The Lambert Family

There were many free black and creole composers and musicians of New Orleans before the Civil War that moved to Europe to escape increasing racial tensions that not only were getting in the way of their careers, but their existence.  Charles Lucien Lambert Sr, (1828-1896) was born to Charles Richard Lambert, musician and early teacher of Dédé.  Like his friend and contemporary Louis Gottschalk, Lucien Sr. went to Paris by the mid-1850s.  There he began to have many pieces published and celebrated: the publisher of his piano “Variations et Final sur I ‘air Au clair de la lune,” Op. 30 (1859) had to reprint it five times to meet its sales. 

Charles Lucien moved his family to Brazil sometime in the 1860s. In Rio de Janeiro he opened a piano and music store and taught music, eventually becoming a member of the Brazilian National Institute of Music. In 1869, Gottschalk arrived in Rio for a series of spectacular appearances. Lucien’s son, Lucien Jr., then not yet a teenager, and his father both performed in at least one of Gottschalk’s monster concerts, in which thirty-one pianists played simultaneously. Lucien Sr. eventually became a good friend of the family of the Brazilian composer Ernesto Nazareth (1863-1934) as well as his first professional teacher. 

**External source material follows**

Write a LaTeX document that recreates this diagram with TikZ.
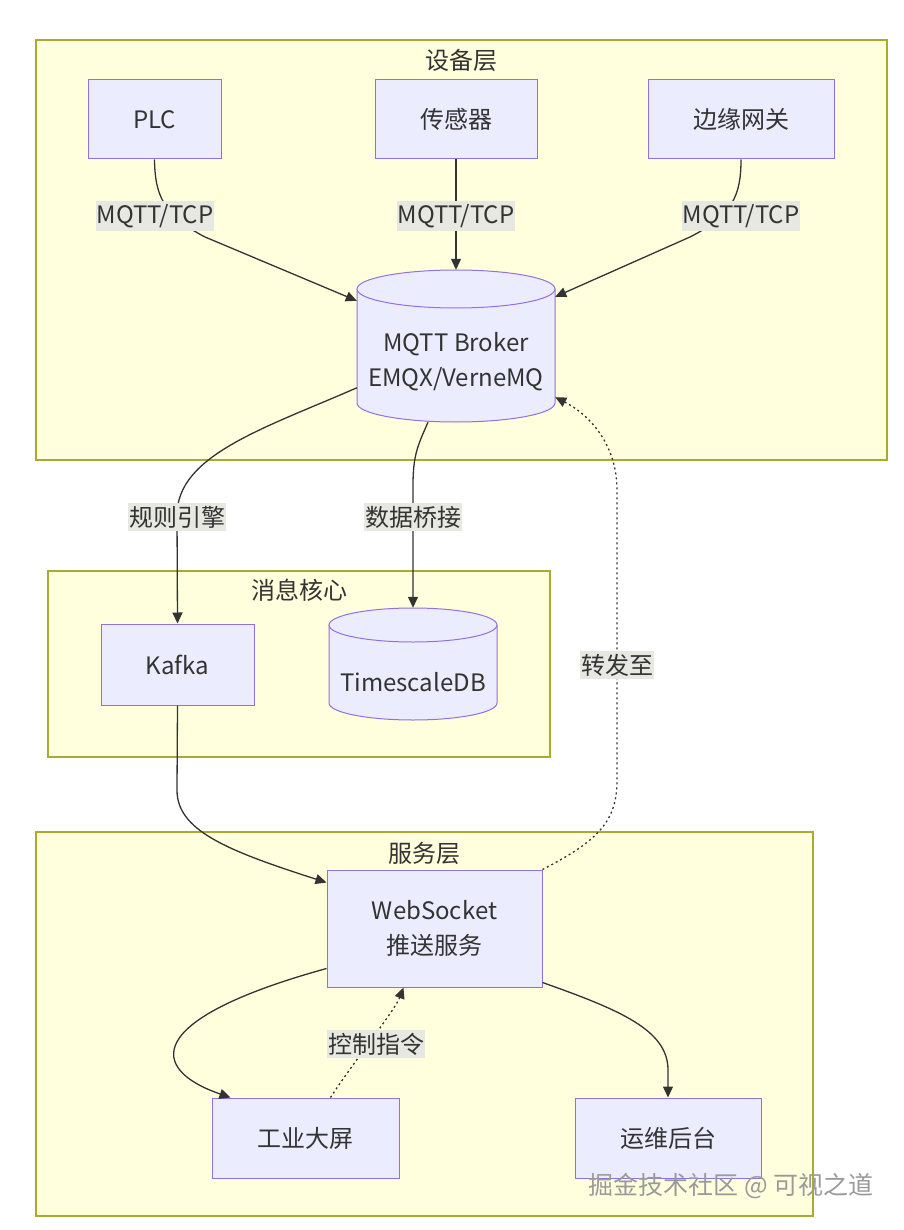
\documentclass[tikz,border=0pt]{standalone}
\usepackage{fontspec}
\setmainfont{Noto Sans CJK SC}
\usetikzlibrary{arrows.meta,calc}
\definecolor{clfill}{HTML}{FFFFDE}
\definecolor{clline}{HTML}{AAAA33}
\definecolor{nfill}{HTML}{ECECFF}
\definecolor{nline}{HTML}{9370DB}
\definecolor{ink}{HTML}{333333}
\definecolor{lbg}{HTML}{E8E8E2}
\definecolor{wmark}{HTML}{9A9A9A}
\begin{document}
\begin{tikzpicture}[x=1pt,y=-1pt,
 cluster/.style={fill=clfill,draw=clline,line width=1.2pt},
 box/.style={fill=nfill,draw=nline,line width=1pt,text=ink,font=\fontsize{24}{35}\selectfont,align=center,inner sep=0pt},
 cyl/.style={fill=nfill,draw=nline,line width=1pt},
 ghost/.style={inner sep=0pt},
 ntext/.style={text=ink,font=\fontsize{24}{35}\selectfont,align=center,inner sep=0pt},
 ctitle/.style={text=ink,font=\fontsize{24}{28}\selectfont,inner sep=0pt},
 arr/.style={draw=ink,line width=1.3pt,-{Triangle[length=11pt,width=10pt]}},
 dotarr/.style={arr,dash pattern=on 2pt off 3pt},
 elabel/.style={fill=lbg,text=ink,font=\fontsize{24}{28}\selectfont,inner xsep=1pt,inner ysep=3pt},
]
\useasboundingbox[fill=white] (0,0) rectangle (903,1230);

% clusters
\path[cluster] (36,40) rectangle (887,460);
\node[ctitle] (t1) at (461,60) {设备层};
\path[cluster] (48,571) rectangle (550,757);
\node[ctitle] (t2) at (299,590) {消息核心};
\path[cluster] (36,832) rectangle (813,1216);
\node[ctitle] (t3) at (424,853) {服务层};

% device nodes
\node[box,minimum width=133pt,minimum height=79pt] (plc) at (154.5,119.5) {PLC};
\node[box,minimum width=162pt,minimum height=79pt] (sensor) at (456,119.5) {传感器};
\node[box,minimum width=186pt,minimum height=79pt] (gw) at (741,119.5) {边缘网关};

% broker cylinder
\node[ghost,minimum width=198pt,minimum height=152pt] (broker) at (456,346) {};
\path[cyl] (357,289) -- (357,403) arc[start angle=180,end angle=0,x radius=99,y radius=19] -- (555,289);
\path[cyl] (456,289) ellipse[x radius=99,y radius=19];
\node[ntext] (brokertxt) at (456,362) {MQTT Broker\\EMQX/VerneMQ};

% message core
\node[box,minimum width=153pt,minimum height=81pt] (kafka) at (177.5,664.5) {Kafka};
\node[ghost,minimum width=168pt,minimum height=112pt] (tsdb) at (413,664) {};
\path[cyl] (329,625) -- (329,703) arc[start angle=180,end angle=0,x radius=84,y radius=17] -- (497,625);
\path[cyl] (413,625) ellipse[x radius=84,y radius=17];
\node[ntext] (tsdbtxt) at (413,682) {TimescaleDB};

% service layer
\node[box,minimum width=215pt,minimum height=117pt] (ws) at (434.5,928.5) {WebSocket\\推送服务};
\node[box,minimum width=187pt,minimum height=80pt] (screen) at (305.5,1138) {工业大屏};
\node[box,minimum width=186pt,minimum height=80pt] (ops) at (668,1138) {运维后台};

% edges
\draw[arr] (plc.south) .. controls (155,195) and (163,215) .. (205,237) -- ([yshift=-31pt]broker.north west);
\draw[arr] (sensor.south) -- (broker.north);
\draw[arr] (gw.south) .. controls (741,195) and (733,215) .. (690,237) -- ([yshift=-27pt]broker.north east);
\draw[arr] ([yshift=-118pt]broker.north west) .. controls (265,428) and (177,455) .. (177,515) -- (kafka.north);
\draw[arr] ([xshift=-28pt]broker.south) .. controls (418,445) and (413,455) .. (413,485) -- (tsdb.north);
\draw[arr] (kafka.south) -- (177,790) .. controls (177,830) and (225,850) .. ([yshift=-13pt]ws.north west);
\draw[dotarr] (ws.north east) .. controls (600,840) and (617,820) .. (617,780) -- (617,490) .. controls (617,445) and (590,415) .. ([yshift=25pt]broker.south east);
\draw[arr] ([yshift=19pt]ws.south west) .. controls (140,1020) and (150,1070) .. ([xshift=-75pt]screen.north);
\draw[dotarr] ([xshift=25pt]screen.north) .. controls (355,1060) and (395,1010) .. ([xshift=-31pt]ws.south);
\draw[arr] ([yshift=5pt]ws.south east) .. controls (620,1010) and (668,1030) .. (668,1070) -- (ops.north);

% edge labels
\node[elabel] (l1) at (155,216) {MQTT/TCP};
\node[elabel] (l2) at (456,216) {MQTT/TCP};
\node[elabel] (l3) at (741,216) {MQTT/TCP};
\node[elabel] (l4) at (177,517) {规则引擎};
\node[elabel] (l5) at (413,517) {数据桥接};
\node[elabel] (l6) at (617,665) {转发至};
\node[elabel] (l7) at (376,1044) {控制指令};

% watermark
\node[text=wmark,font=\fontsize{25}{28}\selectfont,inner sep=0pt] (wm) at (731,1186) {掘金技术社区 @ 可视之道};
\end{tikzpicture}
\end{document}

His son, Lucièn Léon Guillaume, born in 1858 and died in 1945, became more well known than his father. Lucièn Léon returned to France, became a pupil of Theodore Dubois and Jules Massenet. In Spain his music became so famous that he was decorated by the King. He was to work on a larger scale than his father, producing ballets, symphonic music, choral works and a large amount of instrumental music. Along with his half brother Sydney Lambert, he had a career in Portugal, serving in the royal court. He was later to teach in Paris, but spent the latter part of his life in Portugal where he died.